-- begin --
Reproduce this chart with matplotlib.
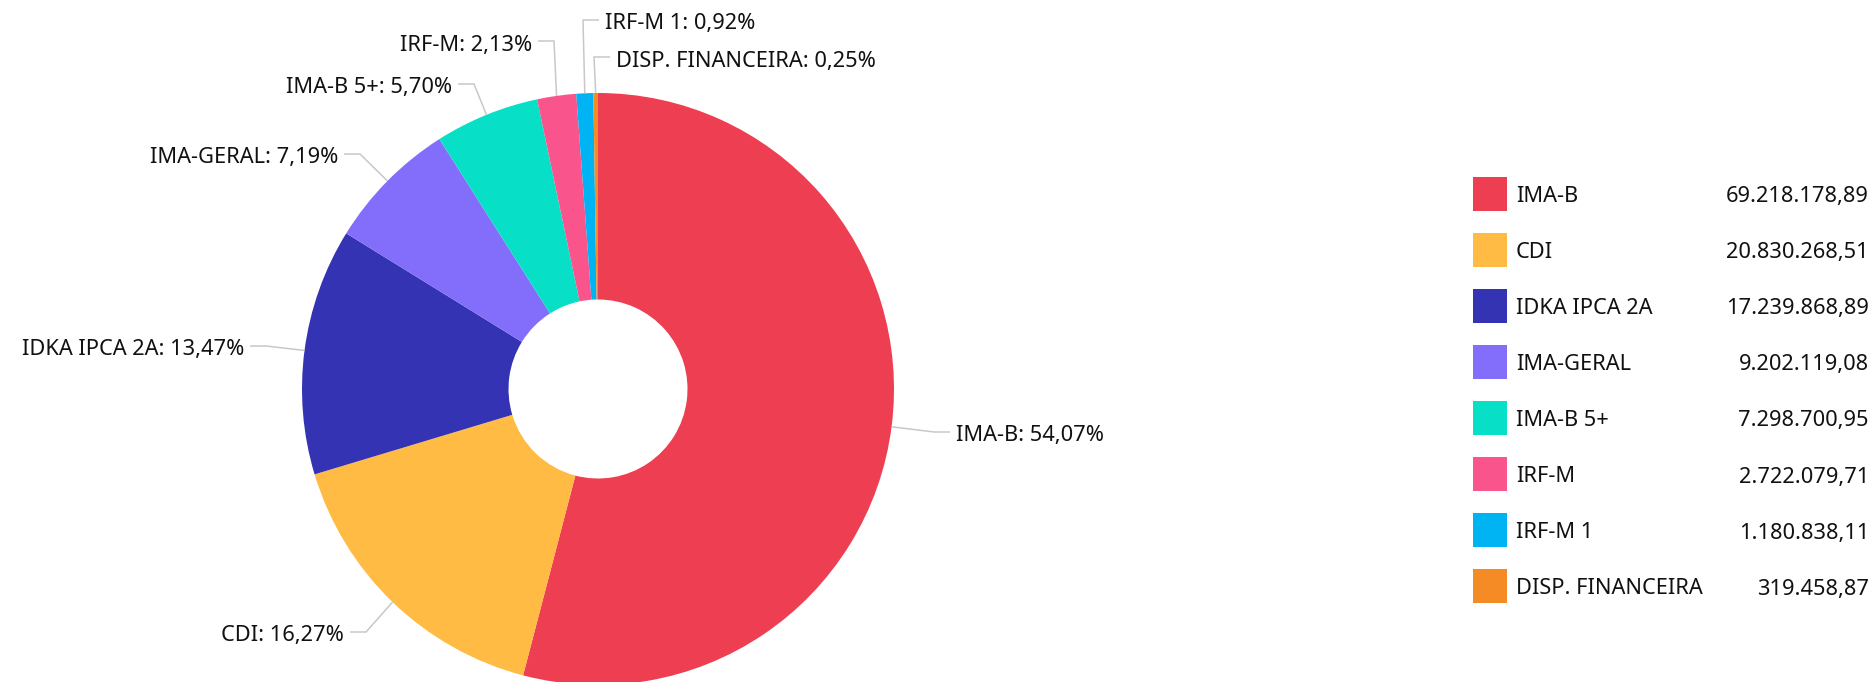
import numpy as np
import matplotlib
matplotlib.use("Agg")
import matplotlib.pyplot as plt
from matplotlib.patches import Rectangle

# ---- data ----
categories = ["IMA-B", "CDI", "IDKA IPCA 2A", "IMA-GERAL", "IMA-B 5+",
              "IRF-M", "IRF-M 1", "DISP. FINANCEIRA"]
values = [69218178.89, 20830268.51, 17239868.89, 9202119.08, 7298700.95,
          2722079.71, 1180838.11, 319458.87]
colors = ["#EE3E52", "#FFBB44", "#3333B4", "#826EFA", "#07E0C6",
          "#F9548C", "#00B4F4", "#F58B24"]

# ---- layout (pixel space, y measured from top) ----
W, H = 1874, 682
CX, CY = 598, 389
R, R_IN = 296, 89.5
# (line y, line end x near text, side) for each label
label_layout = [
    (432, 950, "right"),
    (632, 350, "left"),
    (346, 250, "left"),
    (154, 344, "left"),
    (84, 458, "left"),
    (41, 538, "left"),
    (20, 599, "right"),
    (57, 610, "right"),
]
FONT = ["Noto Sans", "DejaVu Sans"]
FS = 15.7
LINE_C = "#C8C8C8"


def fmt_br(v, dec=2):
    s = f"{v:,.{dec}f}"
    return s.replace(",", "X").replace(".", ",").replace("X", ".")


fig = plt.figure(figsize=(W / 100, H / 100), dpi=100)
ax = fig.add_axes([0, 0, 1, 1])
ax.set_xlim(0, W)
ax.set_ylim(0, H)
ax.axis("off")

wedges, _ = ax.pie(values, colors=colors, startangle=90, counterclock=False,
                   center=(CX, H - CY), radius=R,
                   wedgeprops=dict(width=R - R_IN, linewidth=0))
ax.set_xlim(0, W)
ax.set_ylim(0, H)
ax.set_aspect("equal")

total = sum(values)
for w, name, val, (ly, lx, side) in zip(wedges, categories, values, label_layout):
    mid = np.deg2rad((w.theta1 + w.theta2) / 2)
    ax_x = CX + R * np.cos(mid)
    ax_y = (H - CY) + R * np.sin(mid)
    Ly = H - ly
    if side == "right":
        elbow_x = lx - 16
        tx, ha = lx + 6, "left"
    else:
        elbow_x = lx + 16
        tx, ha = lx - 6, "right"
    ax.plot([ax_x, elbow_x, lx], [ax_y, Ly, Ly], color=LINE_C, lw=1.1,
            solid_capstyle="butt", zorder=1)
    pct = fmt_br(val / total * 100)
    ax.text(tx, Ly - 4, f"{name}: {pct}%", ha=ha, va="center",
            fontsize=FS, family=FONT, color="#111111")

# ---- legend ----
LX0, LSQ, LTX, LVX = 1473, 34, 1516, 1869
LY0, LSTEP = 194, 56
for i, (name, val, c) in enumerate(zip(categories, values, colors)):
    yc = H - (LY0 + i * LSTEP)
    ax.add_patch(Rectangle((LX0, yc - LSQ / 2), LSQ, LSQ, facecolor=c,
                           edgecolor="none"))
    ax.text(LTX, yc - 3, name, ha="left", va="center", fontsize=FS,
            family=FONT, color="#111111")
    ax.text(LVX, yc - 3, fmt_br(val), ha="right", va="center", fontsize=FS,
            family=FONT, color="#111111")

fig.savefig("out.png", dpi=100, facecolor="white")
-- end --
> **GIVEN PROBLEM**: Which lines hold the string "matplotlib"? List them all.

> **WRITTEN ANSWER**:
Reproduce this chart with matplotlib.
import matplotlib
matplotlib.use("Agg")
import matplotlib.pyplot as plt
from matplotlib.patches import Rectangle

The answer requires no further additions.